Subsurface Defect Detection in Carbon Fiber-Reinforced Plastics Using Infrared Polarization Imaging

Carbon fiber-reinforced plastics (CFRP) are widely used in various industries due to their high strength and light weight. However, subsurface detects can significantly reduce the material's lifespan and compromise safety. Many existing nondestructive testing methods often struggle with challenges such as poor detection of various defects, susceptibility to noise, and surface interference. This paper presents a robust technique for subsurface defect detection in CFRP, combining a future frame prediction network with infrared polarization imaging that captures both thermal and polarization data. The future frame prediction network is designed to extract physically meaningful spatio-temporal features of detects based on thermal diffusion, while polarization data serves as auxiliary information to reduce surface interference.
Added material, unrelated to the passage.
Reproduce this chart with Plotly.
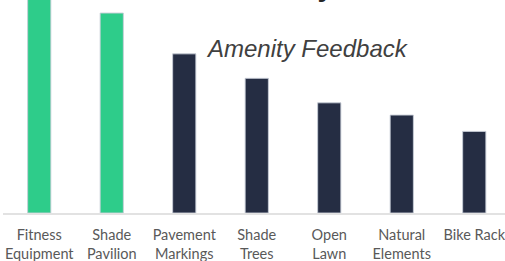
import plotly.graph_objects as go

categories = ["Fitness<br>Equipment", "Shade<br>Pavilion", "Pavement<br>Markings", "Shade<br>Trees",
              "Open<br>Lawn", "Natural<br>Elements", "Bike Rack"]
values = [56, 49, 39, 33, 27, 24, 20]
colors = ["#2ECC8A", "#2ECC8A", "#252D43", "#252D43", "#252D43", "#252D43", "#252D43"]

fig = go.Figure()
fig.add_trace(go.Bar(
    x=list(range(len(categories))), y=values, width=0.32,
    marker=dict(color=colors, line=dict(color="rgba(200,205,215,0.9)", width=1)),
    hoverinfo="skip",
))

fig.update_layout(
    width=505, height=261,
    margin=dict(l=3, r=0, t=0, b=48, autoexpand=False),
    paper_bgcolor="white", plot_bgcolor="white",
    showlegend=False,
    xaxis=dict(
        range=[-0.5, 6.424], tickmode="array", tickvals=list(range(len(categories))),
        ticktext=categories, showgrid=False, zeroline=False, automargin=False,
        showline=True, linecolor="#e2e2e2", linewidth=2, ticks="",
        ticklabelstandoff=8, ticklabeloverflow="allow",
        tickfont=dict(family="Lato", size=14.5, color="#595959"),
    ),
    yaxis=dict(range=[0, 52.2], visible=False, showgrid=False, zeroline=False, automargin=False),
    annotations=[
        dict(text="Amenity Feedback", xref="paper", yref="paper", x=0.6066, y=0.77,
             xanchor="center", yanchor="middle", showarrow=False,
             font=dict(family="Liberation Sans", size=24, color="#404040", style="italic")),
        dict(text="<b>Community</b>", xref="paper", yref="paper", x=0.661, y=1.0,
             xanchor="right", yanchor="bottom", yshift=-4, showarrow=False,
             font=dict(family="Liberation Sans", size=28, color="#262626")),
    ],
)

fig.write_html("out.html", config={"displayModeBar": False, "staticPlot": True},
               post_script="document.body.style.margin='0';document.body.style.overflow='hidden';")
The proposed method is validated on a newly collected CFRP polarization defect dataset. Experiment results demonstrate that the proposed approach outperforms existing thermography-based techniques, particularly in complex conditions involving uneven heating and diverse surface interferences. Experiment results demonstrate that, under non-uniform heating and surface interference conditions, the future frame prediction-based defect detection method achieves a 3.24% improvement over existing thermography-based approaches. Incorporating polarization information further enhances performance by 5.18%, while maintaining a lightweight architecture with only 2.19M parameters and a relatively fast inference speed.